Nel 1991 la famiglia tornò negli States, qui Kobe si iscrisse alla Lower Merion High School dove
venne subito inserito nel quintetto titolare della squadra di basket, gli Aces. Nel 1995 fu invitato ad
un allenamento dal coach dei 76ers, dove si dice abbia battuto in 1vs1 il rookie Jerry Stackhouse e
nello stesso anno portò gli Aces alla vittoria del titolo statale dopo più di quarant’anni; inoltre,
terminò l’esperienza nella High School superando Wilt Chamberlain e Lionel Simmons nella
classifica realizzatori in tutta la South Eastern Pennsylvania. Nel 1996 venne eletto come 13esima
pick al draft dai Los Angeles Lakers, franchigia dove giocò per tutta la carriera. Il numero scelto da
Kobe fu l’8, somma delle cifre del numero 143, indossato durante un camp dell’Adidas. Venne da
subito affiancato dall’all star Shaquille O’Neal. Nel febbraio 1997 Kobe fu chiamato allo Slam
Dunk Contest che vinse e da allora il coach della franchigia decise di aumentargli il minutaggio. La
svolta arrivò nel 1999 quando l’allenatore divenne Phil Jackson, coach Zen, che contava già otto
anelli, due vinti con i New York Knicks da giocatore, mentre i restanti sei come allenatore dei
leggendari Chicago Bulls di Michael Jordan, Scottie Pippen e Dennis Rodman. Nelle stagioni 1999
– 2000; 2000 – 2001; 2001 – 2002 i LAL compirono un meraviglioso three – peat, ossia tre stagioni
vinte di seguito. Durante gli anni Kobe ebbe l’occasione di giocare contro Michael Jordan e i due
strinsero un forte legame di amicizia, infatti, durante un’intervista Bryant definì Jordan come suo
fratello maggiore. Nel gennaio del 2006, contro i Toronto Raptors, scrisse la storia, segnando 81
punti. Tra il 2004 e il 2007 fu coinvolto in uno scandalo di stupro; tuttavia, le accuse caddero e nella
stagione 2007 – 2008 Kobe cambiò il numero sulla sua canotta, scelse il 24, creando il suo alter
ego, il Black Mamba, dominante sul parquet. Grazie al ritorno di Phil Jackson e all’innesto di Pau
Gasol, vinse gli ultimi due anelli della carriera nelle stagioni 2008 – 2009 e 2009 – 2010. In
occasione dell'ultima partita della carriera, il 13 aprile 2016, contro Utah segnò 60 punti. Nel 2017 i
Los Angeles Lakers hanno ritirato il numero 8 ed il 24. Nel 2018 dimostrò ancora il suo amore
verso il basket, infatti, realizzò il corto “Dear Basketball” con il quale vinse il premio oscar.

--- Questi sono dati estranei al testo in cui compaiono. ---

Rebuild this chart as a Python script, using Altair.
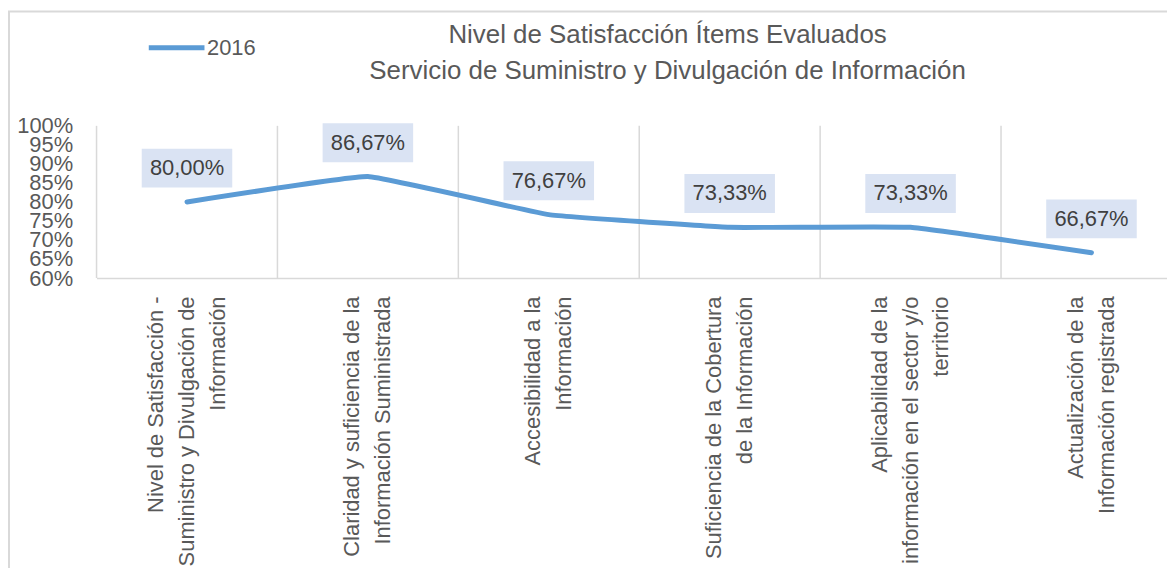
import altair as alt
import pandas as pd

categorias = [
    "Nivel de Satisfacción -\nSuministro y Divulgación de\nInformación",
    "Claridad y suficiencia de la\nInformación Suministrada",
    "Accesibilidad a la\nInformación",
    "Suficiencia de la Cobertura\nde la Información",
    "Aplicabilidad de la\ninformación en el sector y/o\nterritorio",
    "Actualización de la\nInformación registrada",
]
valores = [0.80, 0.8667, 0.7667, 0.7333, 0.7333, 0.6667]
serie = ["2016"] * len(categorias)
y_ticks = [0.60, 0.65, 0.70, 0.75, 0.80, 0.85, 0.90, 0.95, 1.00]
titulo = ["Nivel de Satisfacción Ítems Evaluados",
          "Servicio de Suministro y Divulgación de Información"]

df = pd.DataFrame({"cat": categorias, "v": valores, "serie": serie})

FONT = "Liberation Sans"
GRID = "#d9d9d9"
TXT = "#595959"
BLUE = "#5b9bd5"

xscale = alt.Scale(type="band", range=[0, 1091], paddingInner=0, paddingOuter=0)
x_enc = alt.X(
    "cat:N",
    sort=None,
    scale=xscale,
    bandPosition=0.5,
    axis=alt.Axis(
        title=None,
        labelAngle=270,
        labelAlign="right",
        labelBaseline="middle",
        labelExpr="split(datum.label, '\\n')",
        labelLineHeight=31,
        labelFontSize=22,
        labelColor=TXT,
        labelPadding=18,
        labelOffset=alt.condition(
            "length(split(datum.label, '\\n')) == 3", alt.value(-31), alt.value(-15.5)
        ),
        labelLimit=0,
        labelOverlap=False,
        ticks=False,
        domainColor=GRID,
        domainWidth=1.5,
        grid=False,
    ),
)
y_enc = alt.Y(
    "v:Q",
    scale=alt.Scale(domain=[0.6, 1.0], zero=False, nice=False),
    axis=alt.Axis(
        title=None,
        values=y_ticks,
        format=".0%",
        labelFontSize=22,
        labelColor=TXT,
        labelPadding=24,
        labelOverlap=False,
        ticks=False,
        domain=False,
        grid=False,
    ),
)

base = alt.Chart(df)

grid = base.mark_rule(color=GRID, strokeWidth=1.5).encode(
    x=alt.X("cat:N", sort=None, scale=xscale, bandPosition=0)
)

line = base.mark_line(
    strokeWidth=5, strokeCap="round", strokeJoin="round",
    interpolate="cardinal", tension=0.75,
).encode(
    x=x_enc,
    y=y_enc,
    color=alt.Color(
        "serie:N",
        scale=alt.Scale(range=[BLUE]),
        legend=alt.Legend(
            title=None,
            orient="none",
            legendX=50,
            legendY=-109,
            symbolType="stroke",
            symbolSize=3136,
            symbolStrokeWidth=5,
            labelFontSize=22,
            labelColor=TXT,
            labelOffset=0,
            padding=0,
        ),
    ),
)

box = base.mark_point(
    shape="M-1,-0.43L1,-0.43L1,0.43L-1,0.43Z",
    size=8281,
    filled=True,
    fill="#dae3f3",
    opacity=1,
    strokeWidth=0,
    yOffset=-34,
).encode(x=x_enc, y=y_enc)

labels = base.transform_calculate(
    lab="replace(format(datum.v, '.2%'), '.', ',')"
).mark_text(fontSize=22, color="#404040", baseline="middle", yOffset=-34).encode(
    x=x_enc, y=y_enc, text="lab:N"
)

tdf = pd.DataFrame({"t": titulo, "i": [0, 1]})
title1 = alt.Chart(tdf).transform_filter("datum.i == 0").mark_text(
    fontSize=26, color=TXT, baseline="alphabetic", align="center"
).encode(x=alt.value(574), y=alt.value(-83), text="t:N")
title2 = alt.Chart(tdf).transform_filter("datum.i == 1").mark_text(
    fontSize=26, color=TXT, baseline="alphabetic", align="center"
).encode(x=alt.value(574), y=alt.value(-47), text="t:N")

one = pd.DataFrame({"a": [0]})
border_top = alt.Chart(one).mark_rule(color=GRID, strokeWidth=2).encode(
    x=alt.value(-89), x2=alt.value(1100), y=alt.value(-115)
)
border_left = alt.Chart(one).mark_rule(color=GRID, strokeWidth=2).encode(
    x=alt.value(-88), y=alt.value(-115), y2=alt.value(470)
)

chart = (
    alt.layer(grid, line, box, labels, title1, title2, border_top, border_left)
    .properties(
        width=1076,
        height=153,
        autosize=alt.AutoSizeParams(type="none"),
        padding={"left": 89, "top": 117, "right": 0, "bottom": 290},
    )
    .configure(font=FONT)
    .configure_view(stroke=None)
)

chart.save("out.html", embed_options={"renderer": "svg", "actions": False})
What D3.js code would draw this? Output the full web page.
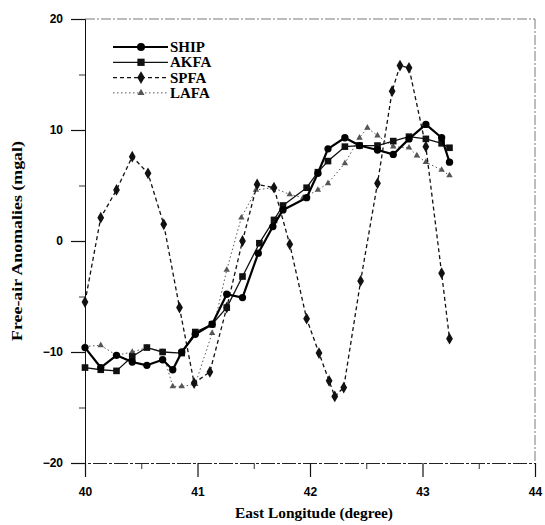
<!DOCTYPE html>
<html>
<head>
<meta charset="utf-8">
<script src="https://cdn.jsdelivr.net/npm/d3@7"></script>
<style>
  body { margin: 0; background: #fff; }
  svg { display: block; }
</style>
</head>
<body>
<div id="chart"></div>
<script>
// leituras do gráfico (longitude, anomalia)
const shipLon = [40.00, 40.14, 40.28, 40.42, 40.55, 40.69, 40.78, 40.86, 40.98, 41.13, 41.26, 41.40, 41.54, 41.67, 41.76, 41.97, 42.07, 42.16, 42.31, 42.44, 42.60, 42.74, 42.88, 43.03, 43.17, 43.24];
const shipVal = [-9.6, -11.4, -10.3, -10.9, -11.2, -10.7, -11.6, -10.0, -8.4, -7.5, -4.8, -5.1, -1.1, 1.3, 2.8, 3.9, 6.1, 8.3, 9.3, 8.6, 8.2, 7.8, 9.2, 10.5, 9.3, 7.1];

const akfaLon = [40.00, 40.14, 40.28, 40.42, 40.55, 40.69, 40.86, 40.98, 41.13, 41.26, 41.40, 41.55, 41.68, 41.76, 41.97, 42.07, 42.16, 42.31, 42.44, 42.60, 42.74, 42.88, 43.03, 43.17, 43.24];
const akfaVal = [-11.4, -11.6, -11.7, -10.4, -9.6, -10.0, -10.1, -8.2, -7.5, -6.0, -3.2, -0.2, 1.9, 3.2, 4.8, 6.2, 7.2, 8.5, 8.6, 8.6, 9.0, 9.4, 9.2, 8.8, 8.4];

const spfaLon = [40.00, 40.14, 40.28, 40.42, 40.56, 40.70, 40.84, 40.97, 41.11, 41.26, 41.40, 41.53, 41.68, 41.82, 41.97, 42.08, 42.17, 42.22, 42.30, 42.45, 42.60, 42.73, 42.80, 42.88, 43.03, 43.17, 43.24];
const spfaVal = [-5.5, 2.1, 4.6, 7.6, 6.1, 1.5, -6.0, -12.8, -11.8, -6.0, 0.0, 5.1, 4.8, -0.3, -7.0, -10.1, -12.6, -14.0, -13.2, -3.6, 5.2, 13.5, 15.8, 15.6, 8.5, -2.9, -8.8];

const lafaLon = [40.00, 40.14, 40.28, 40.42, 40.55, 40.69, 40.78, 40.86, 40.98, 41.13, 41.26, 41.39, 41.52, 41.67, 41.82, 41.94, 42.07, 42.16, 42.31, 42.44, 42.51, 42.60, 42.74, 42.88, 42.95, 43.03, 43.17, 43.24];
const lafaVal = [-9.5, -9.4, -10.3, -10.0, -9.6, -10.0, -13.1, -13.1, -12.9, -8.3, -2.6, 2.1, 4.6, 4.8, 4.2, 3.9, 4.6, 5.2, 7.0, 9.3, 10.2, 9.5, 8.5, 8.4, 7.7, 7.1, 6.4, 5.9];

const seriesNames = ['SHIP', 'AKFA', 'SPFA', 'LAFA'];
const xTicks = [40, 41, 42, 43, 44];
const yTicks = [-20, -10, 0, 10, 20];

const W = 545, H = 525;
const serif = '"Liberation Serif", "DejaVu Serif", serif';
const sans = '"Liberation Sans", Arial, sans-serif';

const styles = {
  SHIP: { width: 2.2, dash: null, color: '#000', sym: d3.symbolCircle, size: 42 },
  AKFA: { width: 1.3, dash: null, color: '#111', sym: d3.symbolSquare, size: 44 },
  SPFA: { width: 1.3, dash: '4,3', color: '#111', sym: d3.symbolDiamond, size: 40 },
  LAFA: { width: 1.0, dash: '1.5,2.5', color: '#555', sym: d3.symbolTriangle, size: 18 }
};

const data = {
  SHIP: shipLon.map((d, i) => ({ x: d, y: shipVal[i] })),
  AKFA: akfaLon.map((d, i) => ({ x: d, y: akfaVal[i] })),
  SPFA: spfaLon.map((d, i) => ({ x: d, y: spfaVal[i] })),
  LAFA: lafaLon.map((d, i) => ({ x: d, y: lafaVal[i] }))
};

const svg = d3.select('#chart').append('svg')
  .attr('width', W).attr('height', H);

const x = d3.scaleLinear().domain([40, 44]).range([85, 535]);
const y = d3.scaleLinear().domain([-20, 20]).range([463, 19]);

// moldura (topo e direita tracejados, como no scan)
svg.append('line')
  .attr('x1', x(40)).attr('x2', x(44)).attr('y1', y(20)).attr('y2', y(20))
  .attr('stroke', '#555').attr('stroke-width', 0.8).attr('stroke-dasharray', '10,2,2,2');
svg.append('line')
  .attr('x1', x(44)).attr('x2', x(44)).attr('y1', y(20)).attr('y2', y(-20))
  .attr('stroke', '#555').attr('stroke-width', 0.8).attr('stroke-dasharray', '10,2,2,2');

// eixo x
const xAxis = svg.append('g')
  .attr('transform', `translate(0,${y(-20)})`)
  .call(d3.axisBottom(x).tickValues(xTicks).tickSize(14).tickPadding(10).tickFormat(d3.format('d')));
xAxis.select('.domain').attr('stroke', '#222').attr('stroke-dasharray', '14,2,3,2');
xAxis.selectAll('.tick line').attr('stroke', '#111').attr('stroke-width', 1.2);
xAxis.selectAll('text')
  .attr('font-family', sans).attr('font-weight', 'bold').attr('font-size', 12).attr('fill', '#000');
svg.append('g')
  .attr('transform', `translate(0,${y(-20)})`)
  .call(d3.axisBottom(x).tickValues([40.5, 41.5, 42.5, 43.5]).tickSize(6).tickFormat(''))
  .call(g => g.select('.domain').remove())
  .selectAll('.tick line').attr('stroke', '#333');

// eixo y
const yAxis = svg.append('g')
  .attr('transform', `translate(${x(40)},0)`)
  .call(d3.axisLeft(y).tickValues(yTicks).tickSize(14).tickPadding(8).tickFormat(d3.format('d')));
yAxis.select('.domain').attr('stroke', '#111').attr('stroke-width', 1);
yAxis.selectAll('.tick line').attr('stroke', '#111').attr('stroke-width', 1.2);
yAxis.selectAll('text')
  .attr('font-family', sans).attr('font-weight', 'bold').attr('font-size', 12).attr('fill', '#000');
svg.append('g')
  .attr('transform', `translate(${x(40)},0)`)
  .call(d3.axisLeft(y).tickValues([-15, -5, 5, 15]).tickSize(6).tickFormat(''))
  .call(g => g.select('.domain').remove())
  .selectAll('.tick line').attr('stroke', '#333');

// títulos dos eixos
svg.append('text')
  .attr('x', 314).attr('y', 518).attr('text-anchor', 'middle')
  .attr('font-family', serif).attr('font-weight', 'bold').attr('font-size', 15)
  .attr('textLength', 158).attr('lengthAdjust', 'spacingAndGlyphs')
  .text('East Longitude (degree)');
svg.append('text')
  .attr('transform', `translate(22,${241}) rotate(-90)`).attr('text-anchor', 'middle')
  .attr('font-family', serif).attr('font-weight', 'bold').attr('font-size', 15)
  .attr('textLength', 200).attr('lengthAdjust', 'spacingAndGlyphs')
  .text('Free-air Anomalies (mgal)');

// séries
const line = d3.line().x(d => x(d.x)).y(d => y(d.y));

seriesNames.slice().reverse().forEach(name => {
  const s = styles[name];
  svg.append('path')
    .datum(data[name])
    .attr('d', line)
    .attr('fill', 'none')
    .attr('stroke', s.color)
    .attr('stroke-width', s.width)
    .attr('stroke-dasharray', s.dash)
    .attr('stroke-linejoin', 'round');
  svg.append('g').selectAll('path')
    .data(data[name])
    .join('path')
    .attr('transform', d => `translate(${x(d.x)},${y(d.y)})`)
    .attr('d', d3.symbol(s.sym, s.size))
    .attr('fill', s.color);
});

// legenda
const legend = svg.append('g');
seriesNames.forEach((name, i) => {
  const s = styles[name];
  const ly = 47 + i * 15.3;
  legend.append('line')
    .attr('x1', 113).attr('x2', 168).attr('y1', ly).attr('y2', ly)
    .attr('stroke', s.color).attr('stroke-width', s.width)
    .attr('stroke-dasharray', s.dash);
  legend.append('path')
    .attr('transform', `translate(141,${ly})`)
    .attr('d', d3.symbol(s.sym, s.size * 1.2))
    .attr('fill', s.color);
  legend.append('text')
    .attr('x', 170).attr('y', ly + 5)
    .attr('font-family', serif).attr('font-weight', 'bold').attr('font-size', 15)
    .text(name);
});
</script>
</body>
</html>
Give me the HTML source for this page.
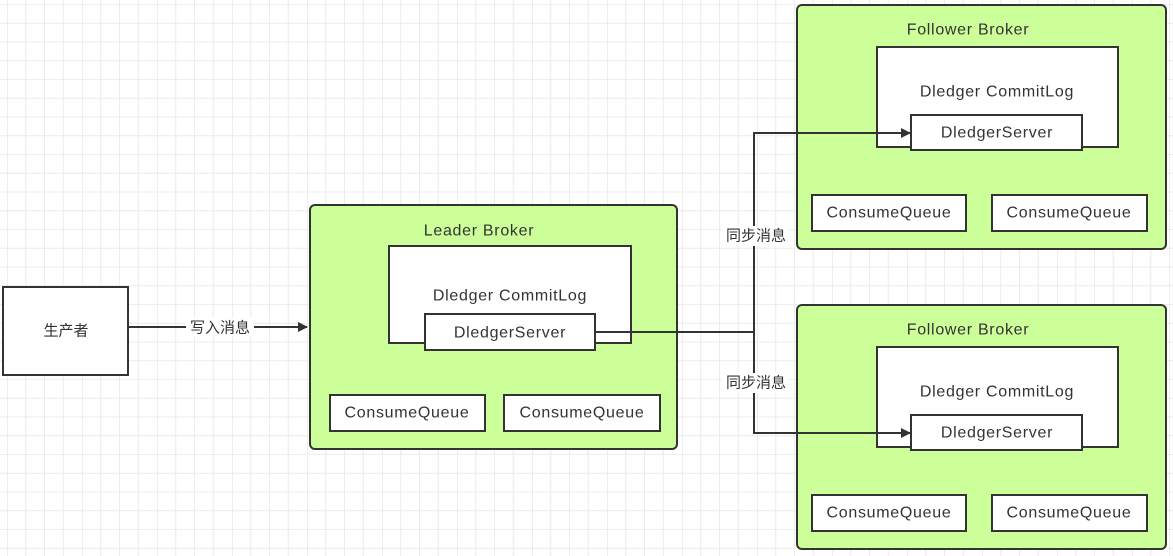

Ricordo che nel primo videogame di basket che ho avuto, il lontanissimo Nba2k3, la scelta del
giocatore con cui schiacciare ricadeva sempre sul Black Mamba; inoltre, ancora oggi giocando ad
Nba2K21, la mia opzione è sempre il 24 giallo viola.
Grazie per avermi fatto amare questo sport Kobe.